A year ago today Steve and I sat at chemo for his “New Year’s Chemo”. I was grateful to have him for another year. After the new year we found out that chemo would end in the fall. The doctor estimated (at that time) he would probably have about 4-6 months after chemo ended. Of course that was without knowing how the last 6 months of chemo would work. He was being optimistic.
When Steve and I talked about that, we figured we’d get through the holidays, have another new year’s eve together and then sometime in 2017, he’d pass away.
Of course we didn’t know for sure, but we were being optimistic.
From the day that we found out he was stage 4, I knew he was going to die. I knew I was going to be a widow, a single mom… alone. And each time the chemo wasn’t working 100% (since the fall of 2014) I’d think “it’s coming soon“. Then things would even out for a while with “no changes” and I’d think to myself “maybe he’ll beat this or just live forever with cancer“. Then things would change and I’d think again “okay it’s coming“. Some of you know this roller coaster I was on because I talked about it with a select few. (Only because I tried to stay positive for Steve so I kept this to myself a lot).
What’s my point?
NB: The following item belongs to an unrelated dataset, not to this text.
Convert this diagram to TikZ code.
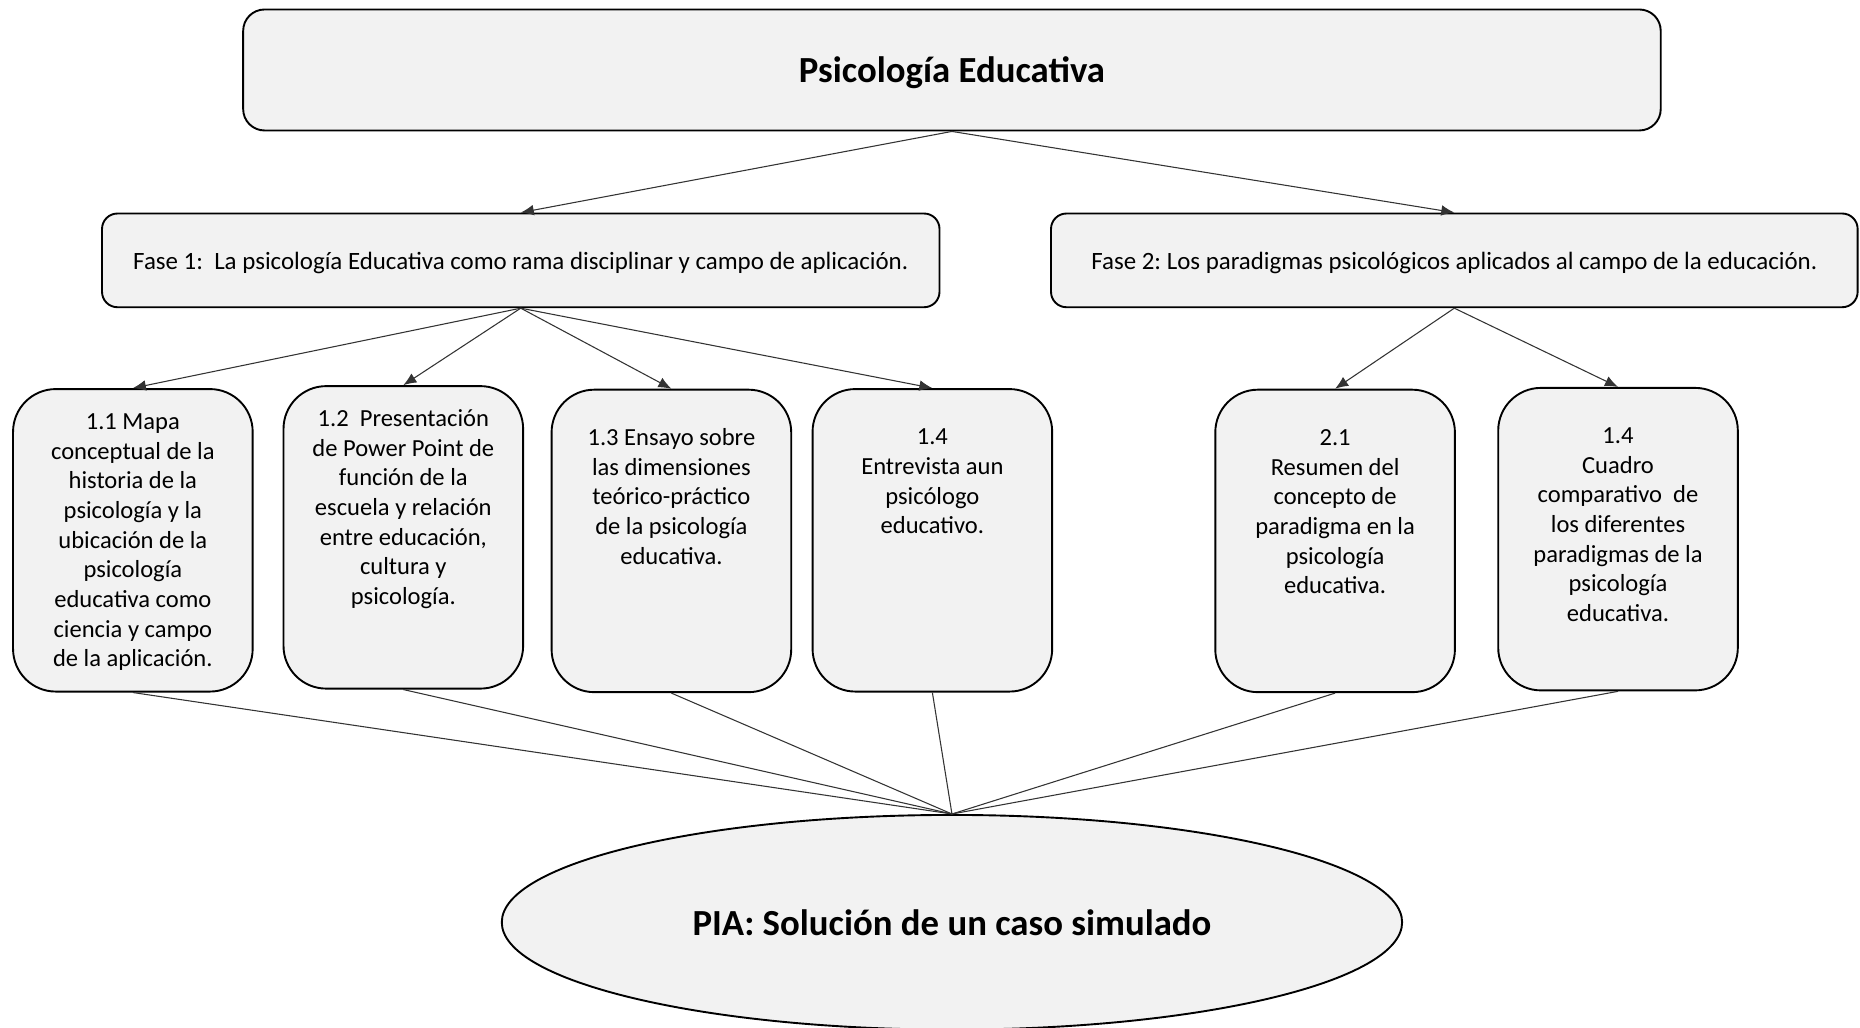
\documentclass[tikz,border=0pt]{standalone}
\usepackage{fontspec}
\setmainfont{Carlito}
\usetikzlibrary{shapes.geometric,arrows.meta}
\frenchspacing
\newcommand{\kidtxt}[2]{\parbox[c][255pt][t]{202pt}{\vspace*{#1pt}\centering\strut #2\par}}
\begin{document}
\begin{tikzpicture}[x=1pt,y=-1pt,
  boxfill/.style={draw=black,line width=1.6pt,fill=black!5},
  topbox/.style={boxfill,rounded corners=18pt,minimum width=1195pt,minimum height=102pt,inner sep=0pt,text depth=0pt,font=\fontsize{31}{37}\selectfont\bfseries},
  fasebox/.style={boxfill,rounded corners=13pt,minimum height=79pt,inner sep=0pt,text depth=0pt,font=\fontsize{21}{25}\selectfont},
  kidbox/.style={boxfill,rounded corners=36pt,inner sep=0pt,font=\fontsize{20.7}{25}\selectfont},
  piabox/.style={boxfill,ellipse,minimum width=759pt,minimum height=181pt,inner sep=0pt,font=\fontsize{31}{37}\selectfont\bfseries},
  arr/.style={draw=black!80,line width=0.9pt,-{Latex[length=11pt,width=9pt]}},
  conn/.style={draw=black!80,line width=0.9pt}
]
\useasboundingbox (0,0) rectangle (1568,866);

\node[topbox] (top) at (802.5,59) {Psicología Educativa};
\node[fasebox,minimum width=706pt] (f1) at (439,219.5) {Fase 1:~ La psicología Educativa como rama disciplinar y campo de aplicación.};
\node[fasebox,minimum width=680pt] (f2) at (1226,219.5) {Fase 2: Los paradigmas psicológicos aplicados al campo de la educación.};

\node[kidbox] (c1) at (112,455.5) {\kidtxt{16.5}{1.1 Mapa\\conceptual de la\\historia de la\\psicología y la\\ubicación de la\\psicología\\educativa como\\ciencia y campo\\de la aplicación.}};
\node[kidbox] (c2) at (340,453) {\kidtxt{16.5}{1.2~ Presentación\\de Power Point de\\función de la\\escuela y relación\\entre educación,\\cultura y\\psicología.}};
\node[kidbox] (c3) at (566,456) {\kidtxt{29.5}{1.3 Ensayo sobre\\las dimensiones\\teórico-práctico\\de la psicología\\educativa.}};
\node[kidbox] (c4) at (786,455.5) {\kidtxt{29.5}{1.4\\Entrevista aun\\psicólogo\\educativo.}};
\node[kidbox] (c5) at (1125.5,456) {\kidtxt{29.5}{2.1\\Resumen del\\concepto de\\paradigma en la\\psicología\\educativa.}};
\node[kidbox] (c6) at (1364,454.5) {\kidtxt{29.5}{1.4\\Cuadro\\comparativo~ de\\los diferentes\\paradigmas de la\\psicología\\educativa.}};

\node[piabox] (pia) at (802.5,777.5) {PIA: Solución de un caso simulado};

\draw[arr] (top.south) -- (f1.north);
\draw[arr] (top.south) -- (f2.north);
\foreach \k in {c1,c2,c3,c4} \draw[arr] (f1.south) -- (\k.north);
\foreach \k in {c5,c6} \draw[arr] (f2.south) -- (\k.north);
\foreach \k in {c1,c2,c3,c4,c5,c6} \draw[conn] (\k.south) -- (pia.north);
\end{tikzpicture}
\end{document}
My point is I wasn’t ready for him to die in November. I knew his time was limited, but we didn’t talk about him not being here today, tomorrow or next week. We talked about having some time in 2017 together, not going through the holidays without him.
Maybe I was really in denial all this time, I don’t really think so but maybe. Or maybe it’s just that when something life changing like this happens, we aren’t really ever prepared for it, no matter how much we prepare.
I miss him. Sometimes I think maybe he’ll walk through the door. Maybe the phone will ring and it’ll be him.
Steve and I had our first date on December 1, 1998 – we were together a month shy of 18 years. 18 years is a LONG time to spend every day together (give or take a few days the first year we were dating). We had our ups and downs and for a while there our marriage wasn’t going so well. But we stuck it out and made it work because we really loved each other.
He was my best friend, the one I spent every day with, the one I told everything to, the one that protected me and held me when I was sad. I had a dream last night that I ran into someone from our past and all I wanted to do was tell Steve (in my dream). I miss him so much.
But tomorrow is a New Year and every year brings good and bad. I feel that the worst has happened to me (it can’t get any worse than losing your spouse at 43 years old). Well I suppose… but I’m being positive. So lets see what 2017 has in store for us.
Happy New Year! Thank you all for being there for me!!!!